## [Requirements]
Return the whole listing, line for line, without the pictures in it.

--- Begin ---

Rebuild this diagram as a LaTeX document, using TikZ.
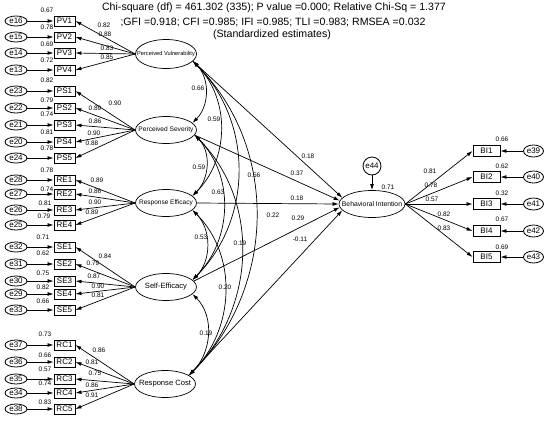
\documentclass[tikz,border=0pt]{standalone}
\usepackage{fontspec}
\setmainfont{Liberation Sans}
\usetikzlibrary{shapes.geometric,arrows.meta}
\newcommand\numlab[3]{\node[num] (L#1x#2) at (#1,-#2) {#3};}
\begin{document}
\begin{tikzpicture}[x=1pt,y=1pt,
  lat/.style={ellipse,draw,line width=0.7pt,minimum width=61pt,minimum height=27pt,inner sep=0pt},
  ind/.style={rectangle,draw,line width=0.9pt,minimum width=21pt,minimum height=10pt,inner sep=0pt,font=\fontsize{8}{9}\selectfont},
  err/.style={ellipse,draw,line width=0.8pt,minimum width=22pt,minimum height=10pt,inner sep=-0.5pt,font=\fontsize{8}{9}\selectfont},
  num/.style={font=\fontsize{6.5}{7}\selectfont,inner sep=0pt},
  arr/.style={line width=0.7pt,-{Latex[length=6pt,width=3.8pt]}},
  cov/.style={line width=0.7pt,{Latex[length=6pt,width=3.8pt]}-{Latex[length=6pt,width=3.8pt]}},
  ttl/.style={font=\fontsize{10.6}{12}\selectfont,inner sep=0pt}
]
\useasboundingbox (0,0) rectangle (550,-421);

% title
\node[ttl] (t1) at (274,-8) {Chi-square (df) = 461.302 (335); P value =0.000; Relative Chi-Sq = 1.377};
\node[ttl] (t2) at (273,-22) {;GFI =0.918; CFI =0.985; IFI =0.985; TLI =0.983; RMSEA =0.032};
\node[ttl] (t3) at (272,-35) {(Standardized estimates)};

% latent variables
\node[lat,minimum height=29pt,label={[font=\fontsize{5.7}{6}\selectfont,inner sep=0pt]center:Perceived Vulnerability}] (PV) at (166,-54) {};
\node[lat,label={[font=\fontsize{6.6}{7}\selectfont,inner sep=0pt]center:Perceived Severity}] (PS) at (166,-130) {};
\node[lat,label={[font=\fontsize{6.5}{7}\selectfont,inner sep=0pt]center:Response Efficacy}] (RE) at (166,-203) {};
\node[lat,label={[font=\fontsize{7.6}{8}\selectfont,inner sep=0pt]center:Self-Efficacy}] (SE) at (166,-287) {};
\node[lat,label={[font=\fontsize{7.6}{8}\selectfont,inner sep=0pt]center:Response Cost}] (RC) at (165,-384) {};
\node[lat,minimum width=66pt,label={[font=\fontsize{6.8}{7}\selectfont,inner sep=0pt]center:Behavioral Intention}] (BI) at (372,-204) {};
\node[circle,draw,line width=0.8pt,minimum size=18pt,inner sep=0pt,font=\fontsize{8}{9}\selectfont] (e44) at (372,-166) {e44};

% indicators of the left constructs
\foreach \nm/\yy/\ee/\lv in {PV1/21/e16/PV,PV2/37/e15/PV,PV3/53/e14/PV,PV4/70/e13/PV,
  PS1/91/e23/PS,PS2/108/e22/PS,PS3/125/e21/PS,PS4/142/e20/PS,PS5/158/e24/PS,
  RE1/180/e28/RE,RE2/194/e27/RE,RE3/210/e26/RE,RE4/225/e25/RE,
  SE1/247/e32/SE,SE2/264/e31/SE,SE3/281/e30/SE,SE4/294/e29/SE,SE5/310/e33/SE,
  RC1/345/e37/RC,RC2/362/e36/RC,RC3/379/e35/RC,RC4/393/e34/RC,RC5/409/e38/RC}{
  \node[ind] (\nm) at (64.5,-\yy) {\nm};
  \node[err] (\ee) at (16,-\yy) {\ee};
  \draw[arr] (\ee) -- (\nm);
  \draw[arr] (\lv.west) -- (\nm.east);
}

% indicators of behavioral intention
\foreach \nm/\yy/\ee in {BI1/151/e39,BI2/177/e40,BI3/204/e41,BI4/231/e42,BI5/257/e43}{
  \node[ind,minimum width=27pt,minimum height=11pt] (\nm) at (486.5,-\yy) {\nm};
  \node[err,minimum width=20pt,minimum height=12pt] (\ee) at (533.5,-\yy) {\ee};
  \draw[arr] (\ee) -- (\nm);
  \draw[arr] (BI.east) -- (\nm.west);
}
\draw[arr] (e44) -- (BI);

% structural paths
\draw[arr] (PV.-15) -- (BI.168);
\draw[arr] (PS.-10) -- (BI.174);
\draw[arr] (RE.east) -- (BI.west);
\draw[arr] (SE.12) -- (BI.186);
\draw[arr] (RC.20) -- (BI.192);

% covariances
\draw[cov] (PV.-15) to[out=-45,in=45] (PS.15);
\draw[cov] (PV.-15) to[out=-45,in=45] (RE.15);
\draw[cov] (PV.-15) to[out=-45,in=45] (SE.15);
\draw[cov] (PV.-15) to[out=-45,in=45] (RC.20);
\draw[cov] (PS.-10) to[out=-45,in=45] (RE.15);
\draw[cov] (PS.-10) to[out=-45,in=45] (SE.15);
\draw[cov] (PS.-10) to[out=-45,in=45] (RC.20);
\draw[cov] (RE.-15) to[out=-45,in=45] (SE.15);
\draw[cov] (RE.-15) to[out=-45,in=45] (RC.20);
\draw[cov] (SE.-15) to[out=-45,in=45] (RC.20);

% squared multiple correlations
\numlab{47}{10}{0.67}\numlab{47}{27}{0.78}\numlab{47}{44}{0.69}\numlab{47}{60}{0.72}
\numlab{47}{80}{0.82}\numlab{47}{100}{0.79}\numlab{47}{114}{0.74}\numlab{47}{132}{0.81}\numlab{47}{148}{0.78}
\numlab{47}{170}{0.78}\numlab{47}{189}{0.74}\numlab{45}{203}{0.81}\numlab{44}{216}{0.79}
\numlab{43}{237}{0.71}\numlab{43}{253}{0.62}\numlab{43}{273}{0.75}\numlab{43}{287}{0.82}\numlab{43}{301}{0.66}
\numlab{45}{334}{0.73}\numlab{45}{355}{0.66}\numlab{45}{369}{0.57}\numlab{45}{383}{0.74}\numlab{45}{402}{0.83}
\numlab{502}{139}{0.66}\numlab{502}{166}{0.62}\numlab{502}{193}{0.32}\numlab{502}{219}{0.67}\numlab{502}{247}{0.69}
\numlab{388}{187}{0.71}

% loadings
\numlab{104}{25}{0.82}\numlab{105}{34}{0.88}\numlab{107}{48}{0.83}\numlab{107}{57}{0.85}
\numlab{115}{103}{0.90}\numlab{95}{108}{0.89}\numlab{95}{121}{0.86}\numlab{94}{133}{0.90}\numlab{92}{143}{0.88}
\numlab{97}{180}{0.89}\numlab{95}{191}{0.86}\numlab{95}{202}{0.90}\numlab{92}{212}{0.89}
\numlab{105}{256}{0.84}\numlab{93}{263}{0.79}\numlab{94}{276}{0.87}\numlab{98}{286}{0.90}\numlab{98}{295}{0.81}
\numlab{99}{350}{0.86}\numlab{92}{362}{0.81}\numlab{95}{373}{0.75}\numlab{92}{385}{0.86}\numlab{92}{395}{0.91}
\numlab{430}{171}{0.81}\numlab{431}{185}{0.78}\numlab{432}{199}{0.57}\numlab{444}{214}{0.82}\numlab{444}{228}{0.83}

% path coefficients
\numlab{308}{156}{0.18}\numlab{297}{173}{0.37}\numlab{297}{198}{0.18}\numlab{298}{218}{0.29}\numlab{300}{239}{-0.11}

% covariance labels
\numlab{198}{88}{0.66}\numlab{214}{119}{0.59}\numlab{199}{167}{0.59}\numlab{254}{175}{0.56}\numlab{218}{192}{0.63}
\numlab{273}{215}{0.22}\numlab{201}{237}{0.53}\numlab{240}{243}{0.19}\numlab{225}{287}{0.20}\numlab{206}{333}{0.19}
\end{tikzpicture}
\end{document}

--- End ---

## [Task solution]
Rebuild this diagram as a LaTeX document, using TikZ.
\documentclass[tikz,border=0pt]{standalone}
\usepackage{fontspec}
\setmainfont{Liberation Sans}
\usetikzlibrary{shapes.geometric,arrows.meta}
\newcommand\numlab[3]{\node[num] (L#1x#2) at (#1,-#2) {#3};}
\begin{document}
\begin{tikzpicture}[x=1pt,y=1pt,
  lat/.style={ellipse,draw,line width=0.7pt,minimum width=61pt,minimum height=27pt,inner sep=0pt},
  ind/.style={rectangle,draw,line width=0.9pt,minimum width=21pt,minimum height=10pt,inner sep=0pt,font=\fontsize{8}{9}\selectfont},
  err/.style={ellipse,draw,line width=0.8pt,minimum width=22pt,minimum height=10pt,inner sep=-0.5pt,font=\fontsize{8}{9}\selectfont},
  num/.style={font=\fontsize{6.5}{7}\selectfont,inner sep=0pt},
  arr/.style={line width=0.7pt,-{Latex[length=6pt,width=3.8pt]}},
  cov/.style={line width=0.7pt,{Latex[length=6pt,width=3.8pt]}-{Latex[length=6pt,width=3.8pt]}},
  ttl/.style={font=\fontsize{10.6}{12}\selectfont,inner sep=0pt}
]
\useasboundingbox (0,0) rectangle (550,-421);

% title
\node[ttl] (t1) at (274,-8) {Chi-square (df) = 461.302 (335); P value =0.000; Relative Chi-Sq = 1.377};
\node[ttl] (t2) at (273,-22) {;GFI =0.918; CFI =0.985; IFI =0.985; TLI =0.983; RMSEA =0.032};
\node[ttl] (t3) at (272,-35) {(Standardized estimates)};

% latent variables
\node[lat,minimum height=29pt,label={[font=\fontsize{5.7}{6}\selectfont,inner sep=0pt]center:Perceived Vulnerability}] (PV) at (166,-54) {};
\node[lat,label={[font=\fontsize{6.6}{7}\selectfont,inner sep=0pt]center:Perceived Severity}] (PS) at (166,-130) {};
\node[lat,label={[font=\fontsize{6.5}{7}\selectfont,inner sep=0pt]center:Response Efficacy}] (RE) at (166,-203) {};
\node[lat,label={[font=\fontsize{7.6}{8}\selectfont,inner sep=0pt]center:Self-Efficacy}] (SE) at (166,-287) {};
\node[lat,label={[font=\fontsize{7.6}{8}\selectfont,inner sep=0pt]center:Response Cost}] (RC) at (165,-384) {};
\node[lat,minimum width=66pt,label={[font=\fontsize{6.8}{7}\selectfont,inner sep=0pt]center:Behavioral Intention}] (BI) at (372,-204) {};
\node[circle,draw,line width=0.8pt,minimum size=18pt,inner sep=0pt,font=\fontsize{8}{9}\selectfont] (e44) at (372,-166) {e44};

% indicators of the left constructs
\foreach \nm/\yy/\ee/\lv in {PV1/21/e16/PV,PV2/37/e15/PV,PV3/53/e14/PV,PV4/70/e13/PV,
  PS1/91/e23/PS,PS2/108/e22/PS,PS3/125/e21/PS,PS4/142/e20/PS,PS5/158/e24/PS,
  RE1/180/e28/RE,RE2/194/e27/RE,RE3/210/e26/RE,RE4/225/e25/RE,
  SE1/247/e32/SE,SE2/264/e31/SE,SE3/281/e30/SE,SE4/294/e29/SE,SE5/310/e33/SE,
  RC1/345/e37/RC,RC2/362/e36/RC,RC3/379/e35/RC,RC4/393/e34/RC,RC5/409/e38/RC}{
  \node[ind] (\nm) at (64.5,-\yy) {\nm};
  \node[err] (\ee) at (16,-\yy) {\ee};
  \draw[arr] (\ee) -- (\nm);
  \draw[arr] (\lv.west) -- (\nm.east);
}

% indicators of behavioral intention
\foreach \nm/\yy/\ee in {BI1/151/e39,BI2/177/e40,BI3/204/e41,BI4/231/e42,BI5/257/e43}{
  \node[ind,minimum width=27pt,minimum height=11pt] (\nm) at (486.5,-\yy) {\nm};
  \node[err,minimum width=20pt,minimum height=12pt] (\ee) at (533.5,-\yy) {\ee};
  \draw[arr] (\ee) -- (\nm);
  \draw[arr] (BI.east) -- (\nm.west);
}
\draw[arr] (e44) -- (BI);

% structural paths
\draw[arr] (PV.-15) -- (BI.168);
\draw[arr] (PS.-10) -- (BI.174);
\draw[arr] (RE.east) -- (BI.west);
\draw[arr] (SE.12) -- (BI.186);
\draw[arr] (RC.20) -- (BI.192);

% covariances
\draw[cov] (PV.-15) to[out=-45,in=45] (PS.15);
\draw[cov] (PV.-15) to[out=-45,in=45] (RE.15);
\draw[cov] (PV.-15) to[out=-45,in=45] (SE.15);
\draw[cov] (PV.-15) to[out=-45,in=45] (RC.20);
\draw[cov] (PS.-10) to[out=-45,in=45] (RE.15);
\draw[cov] (PS.-10) to[out=-45,in=45] (SE.15);
\draw[cov] (PS.-10) to[out=-45,in=45] (RC.20);
\draw[cov] (RE.-15) to[out=-45,in=45] (SE.15);
\draw[cov] (RE.-15) to[out=-45,in=45] (RC.20);
\draw[cov] (SE.-15) to[out=-45,in=45] (RC.20);

% squared multiple correlations
\numlab{47}{10}{0.67}\numlab{47}{27}{0.78}\numlab{47}{44}{0.69}\numlab{47}{60}{0.72}
\numlab{47}{80}{0.82}\numlab{47}{100}{0.79}\numlab{47}{114}{0.74}\numlab{47}{132}{0.81}\numlab{47}{148}{0.78}
\numlab{47}{170}{0.78}\numlab{47}{189}{0.74}\numlab{45}{203}{0.81}\numlab{44}{216}{0.79}
\numlab{43}{237}{0.71}\numlab{43}{253}{0.62}\numlab{43}{273}{0.75}\numlab{43}{287}{0.82}\numlab{43}{301}{0.66}
\numlab{45}{334}{0.73}\numlab{45}{355}{0.66}\numlab{45}{369}{0.57}\numlab{45}{383}{0.74}\numlab{45}{402}{0.83}
\numlab{502}{139}{0.66}\numlab{502}{166}{0.62}\numlab{502}{193}{0.32}\numlab{502}{219}{0.67}\numlab{502}{247}{0.69}
\numlab{388}{187}{0.71}

% loadings
\numlab{104}{25}{0.82}\numlab{105}{34}{0.88}\numlab{107}{48}{0.83}\numlab{107}{57}{0.85}
\numlab{115}{103}{0.90}\numlab{95}{108}{0.89}\numlab{95}{121}{0.86}\numlab{94}{133}{0.90}\numlab{92}{143}{0.88}
\numlab{97}{180}{0.89}\numlab{95}{191}{0.86}\numlab{95}{202}{0.90}\numlab{92}{212}{0.89}
\numlab{105}{256}{0.84}\numlab{93}{263}{0.79}\numlab{94}{276}{0.87}\numlab{98}{286}{0.90}\numlab{98}{295}{0.81}
\numlab{99}{350}{0.86}\numlab{92}{362}{0.81}\numlab{95}{373}{0.75}\numlab{92}{385}{0.86}\numlab{92}{395}{0.91}
\numlab{430}{171}{0.81}\numlab{431}{185}{0.78}\numlab{432}{199}{0.57}\numlab{444}{214}{0.82}\numlab{444}{228}{0.83}

% path coefficients
\numlab{308}{156}{0.18}\numlab{297}{173}{0.37}\numlab{297}{198}{0.18}\numlab{298}{218}{0.29}\numlab{300}{239}{-0.11}

% covariance labels
\numlab{198}{88}{0.66}\numlab{214}{119}{0.59}\numlab{199}{167}{0.59}\numlab{254}{175}{0.56}\numlab{218}{192}{0.63}
\numlab{273}{215}{0.22}\numlab{201}{237}{0.53}\numlab{240}{243}{0.19}\numlab{225}{287}{0.20}\numlab{206}{333}{0.19}
\end{tikzpicture}
\end{document}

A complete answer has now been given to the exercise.